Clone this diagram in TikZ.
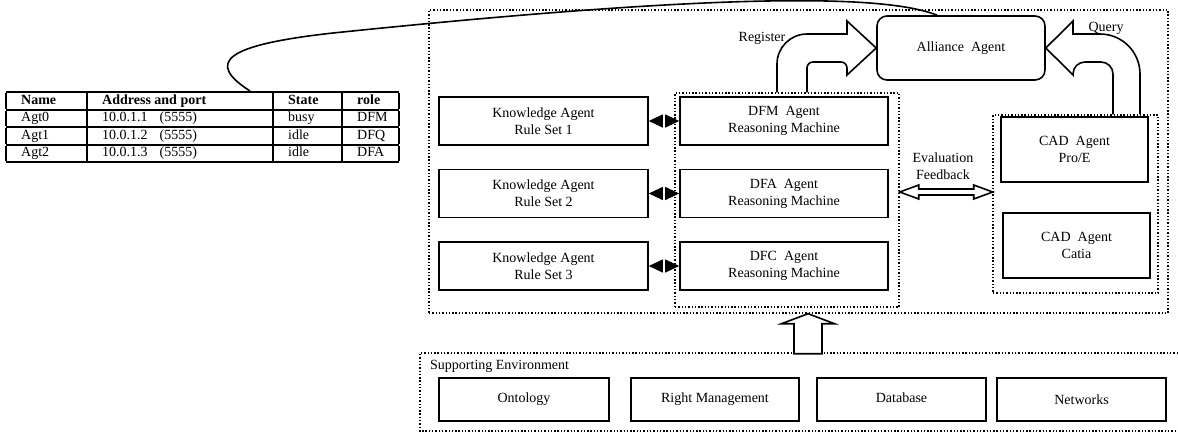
\documentclass[tikz,border=0pt]{standalone}
\usepackage{fontspec}
\setmainfont{Liberation Serif}
\usetikzlibrary{arrows.meta,calc}

\begin{document}
\begin{tikzpicture}[x=1pt,y=1pt]
	\tikzstyle{every node}+=[inner sep=0pt, font=\fontsize{14}{17}\selectfont]
	\tikzstyle{box}=[draw, line width=1.6pt, align=center]
	\tikzstyle{dotbox}=[draw, line width=1.4pt, dash pattern=on 1.4pt off 1.9pt]
	\tikzstyle{blockarrow}=[draw, line width=1.6pt, line join=miter]
	\tikzstyle{blockfill}=[blockarrow, fill=white]
	\tikzstyle{kdarrow}=[white, line width=1pt, {Triangle[black,length=14pt,width=13pt]}-{Triangle[black,length=14pt,width=13pt]}]
	\useasboundingbox (0,0) rectangle (1178,-432);
	\node[anchor=north west, font=\fontsize{14}{15.5}\selectfont] (agents) at (6,-91) {%
		\setlength{\arrayrulewidth}{2pt}\setlength{\tabcolsep}{15pt}%
		\begin{tabular}{|p{51pt}|p{156pt}|p{39pt}|p{27pt}|}\hline
			\textbf{Name} & \textbf{Address and port} & \textbf{State} & \textbf{role}\\\hline
			Agt0 & 10.0.1.1\hspace{12pt}(5555) & busy & DFM\\\hline
			Agt1 & 10.0.1.2\hspace{12pt}(5555) & idle & DFQ\\\hline
			Agt2 & 10.0.1.3\hspace{12pt}(5555) & idle & DFA\\\hline
		\end{tabular}};
	\node[dotbox, minimum width=739, minimum height=303] (system) at (798.5,-161.5) {};
	\node[dotbox, minimum width=224, minimum height=214] (reason) at (787,-200) {};
	\node[dotbox, minimum width=165, minimum height=178] (cad) at (1075.5,-204) {};
	\node[box, minimum width=209, minimum height=48] (ka1) at (543.5,-121) {Knowledge Agent\\Rule Set 1};
	\node[box, minimum width=209, minimum height=48] (ka2) at (543.5,-193.5) {Knowledge Agent\\Rule Set 2};
	\node[box, minimum width=209, minimum height=48] (ka3) at (543.5,-266) {Knowledge Agent\\Rule Set 3};
	\node[box, minimum width=208, minimum height=48] (dfm) at (784,-121) {DFM\ \ Agent\\Reasoning Machine};
	\node[box, minimum width=208, minimum height=48] (dfa) at (784,-193.5) {DFA\ \ Agent\\Reasoning Machine};
	\node[box, minimum width=208, minimum height=48] (dfc) at (784,-266) {DFC\ \ Agent\\Reasoning Machine};
	\node[box, minimum width=147, minimum height=65] (proe) at (1074.5,-149.5) {CAD\ \ Agent\\Pro/E};
	\node[box, minimum width=147, minimum height=65] (catia) at (1076.5,-245.5) {CAD\ \ Agent\\Catia};
	\node[box, rounded corners=10pt, minimum width=168, minimum height=64] (alliance) at (961,-48) {Alliance\ \ Agent};
	\node (register) at (762,-38) {Register};
	\node (query) at (1106,-28) {Query};
	\node[align=center] (evalfb) at (943,-166.5) {Evaluation\\Feedback};
	\draw[dotbox] (1178,-353) -- (420,-353) -- (420,-431) -- (1178,-431);
	\node[anchor=west] (supportlabel) at (430,-366) {Supporting Environment};
	\node[box, minimum width=170, minimum height=43] (ontology) at (524,-399.5) {\raisebox{2pt}{Ontology}};
	\node[box, minimum width=168, minimum height=43] (rights) at (715,-399.5) {\raisebox{-2pt}{Right Management}};
	\node[box, minimum width=169, minimum height=43] (database) at (901.5,-399.5) {\raisebox{3pt}{Database}};
	\node[box, minimum width=169, minimum height=43] (networks) at (1081.5,-399.5) {Networks};
	\draw[kdarrow] (ka1.east) -- (dfm.west);
	\draw[kdarrow] (ka2.east) -- (dfa.west);
	\draw[kdarrow] (ka3.east) -- (dfc.west);
	\draw[line width=1.6pt] (250,0 |- agents.north) .. controls (205,-62) and (225,-45) .. (333,-33) .. controls (633,-2) and (870,12) .. (937,0 |- alliance.north);
	\draw[blockarrow] (807,0 |- reason.north) [rounded corners=6pt] -- (807,-62) -- (847,-62) [sharp corners] -- (847,-75) -- (alliance.west) -- (847,-21) -- (847,-34) [rounded corners=30pt] -- (777,-34) -- (777,0 |- reason.north);
	\draw[blockarrow] (1113,0 |- cad.north) [rounded corners=12pt] -- (1113,-62) -- (1073,-62) [sharp corners] -- (1073,-75) -- (alliance.east) -- (1073,-21) -- (1073,-34) [rounded corners=40pt] -- (1140,-34) -- (1140,0 |- cad.north);
	\draw[blockfill] ($(reason.east)+(0,8)$) -- ++(19,7) -- ++(0,-4) -- ++(55,0) -- ++(0,4) -- ++(19,-7) -- ++(-19,-7) -- ++(0,4) -- ++(-55,0) -- ++(0,-4) -- cycle;
	\draw[blockfill] (808,0 |- system.south) -- ++(26.5,-10) -- ++(-12.5,0) -- ++(0,-30) -- ++(-28,0) -- ++(0,30) -- ++(-12.5,0) -- cycle;
\end{tikzpicture}
\end{document}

************

* _The task_: Print out the lines exactly, skipping any picture.

* _Worked answer_:
Clone this diagram in TikZ.
\documentclass[tikz,border=0pt]{standalone}
\usepackage{fontspec}
\setmainfont{Liberation Serif}
\usetikzlibrary{arrows.meta,calc}

\begin{document}
\begin{tikzpicture}[x=1pt,y=1pt]
	\tikzstyle{every node}+=[inner sep=0pt, font=\fontsize{14}{17}\selectfont]
	\tikzstyle{box}=[draw, line width=1.6pt, align=center]
	\tikzstyle{dotbox}=[draw, line width=1.4pt, dash pattern=on 1.4pt off 1.9pt]
	\tikzstyle{blockarrow}=[draw, line width=1.6pt, line join=miter]
	\tikzstyle{blockfill}=[blockarrow, fill=white]
	\tikzstyle{kdarrow}=[white, line width=1pt, {Triangle[black,length=14pt,width=13pt]}-{Triangle[black,length=14pt,width=13pt]}]
	\useasboundingbox (0,0) rectangle (1178,-432);
	\node[anchor=north west, font=\fontsize{14}{15.5}\selectfont] (agents) at (6,-91) {%
		\setlength{\arrayrulewidth}{2pt}\setlength{\tabcolsep}{15pt}%
		\begin{tabular}{|p{51pt}|p{156pt}|p{39pt}|p{27pt}|}\hline
			\textbf{Name} & \textbf{Address and port} & \textbf{State} & \textbf{role}\\\hline
			Agt0 & 10.0.1.1\hspace{12pt}(5555) & busy & DFM\\\hline
			Agt1 & 10.0.1.2\hspace{12pt}(5555) & idle & DFQ\\\hline
			Agt2 & 10.0.1.3\hspace{12pt}(5555) & idle & DFA\\\hline
		\end{tabular}};
	\node[dotbox, minimum width=739, minimum height=303] (system) at (798.5,-161.5) {};
	\node[dotbox, minimum width=224, minimum height=214] (reason) at (787,-200) {};
	\node[dotbox, minimum width=165, minimum height=178] (cad) at (1075.5,-204) {};
	\node[box, minimum width=209, minimum height=48] (ka1) at (543.5,-121) {Knowledge Agent\\Rule Set 1};
	\node[box, minimum width=209, minimum height=48] (ka2) at (543.5,-193.5) {Knowledge Agent\\Rule Set 2};
	\node[box, minimum width=209, minimum height=48] (ka3) at (543.5,-266) {Knowledge Agent\\Rule Set 3};
	\node[box, minimum width=208, minimum height=48] (dfm) at (784,-121) {DFM\ \ Agent\\Reasoning Machine};
	\node[box, minimum width=208, minimum height=48] (dfa) at (784,-193.5) {DFA\ \ Agent\\Reasoning Machine};
	\node[box, minimum width=208, minimum height=48] (dfc) at (784,-266) {DFC\ \ Agent\\Reasoning Machine};
	\node[box, minimum width=147, minimum height=65] (proe) at (1074.5,-149.5) {CAD\ \ Agent\\Pro/E};
	\node[box, minimum width=147, minimum height=65] (catia) at (1076.5,-245.5) {CAD\ \ Agent\\Catia};
	\node[box, rounded corners=10pt, minimum width=168, minimum height=64] (alliance) at (961,-48) {Alliance\ \ Agent};
	\node (register) at (762,-38) {Register};
	\node (query) at (1106,-28) {Query};
	\node[align=center] (evalfb) at (943,-166.5) {Evaluation\\Feedback};
	\draw[dotbox] (1178,-353) -- (420,-353) -- (420,-431) -- (1178,-431);
	\node[anchor=west] (supportlabel) at (430,-366) {Supporting Environment};
	\node[box, minimum width=170, minimum height=43] (ontology) at (524,-399.5) {\raisebox{2pt}{Ontology}};
	\node[box, minimum width=168, minimum height=43] (rights) at (715,-399.5) {\raisebox{-2pt}{Right Management}};
	\node[box, minimum width=169, minimum height=43] (database) at (901.5,-399.5) {\raisebox{3pt}{Database}};
	\node[box, minimum width=169, minimum height=43] (networks) at (1081.5,-399.5) {Networks};
	\draw[kdarrow] (ka1.east) -- (dfm.west);
	\draw[kdarrow] (ka2.east) -- (dfa.west);
	\draw[kdarrow] (ka3.east) -- (dfc.west);
	\draw[line width=1.6pt] (250,0 |- agents.north) .. controls (205,-62) and (225,-45) .. (333,-33) .. controls (633,-2) and (870,12) .. (937,0 |- alliance.north);
	\draw[blockarrow] (807,0 |- reason.north) [rounded corners=6pt] -- (807,-62) -- (847,-62) [sharp corners] -- (847,-75) -- (alliance.west) -- (847,-21) -- (847,-34) [rounded corners=30pt] -- (777,-34) -- (777,0 |- reason.north);
	\draw[blockarrow] (1113,0 |- cad.north) [rounded corners=12pt] -- (1113,-62) -- (1073,-62) [sharp corners] -- (1073,-75) -- (alliance.east) -- (1073,-21) -- (1073,-34) [rounded corners=40pt] -- (1140,-34) -- (1140,0 |- cad.north);
	\draw[blockfill] ($(reason.east)+(0,8)$) -- ++(19,7) -- ++(0,-4) -- ++(55,0) -- ++(0,4) -- ++(19,-7) -- ++(-19,-7) -- ++(0,4) -- ++(-55,0) -- ++(0,-4) -- cycle;
	\draw[blockfill] (808,0 |- system.south) -- ++(26.5,-10) -- ++(-12.5,0) -- ++(0,-30) -- ++(-28,0) -- ++(0,30) -- ++(-12.5,0) -- cycle;
\end{tikzpicture}
\end{document}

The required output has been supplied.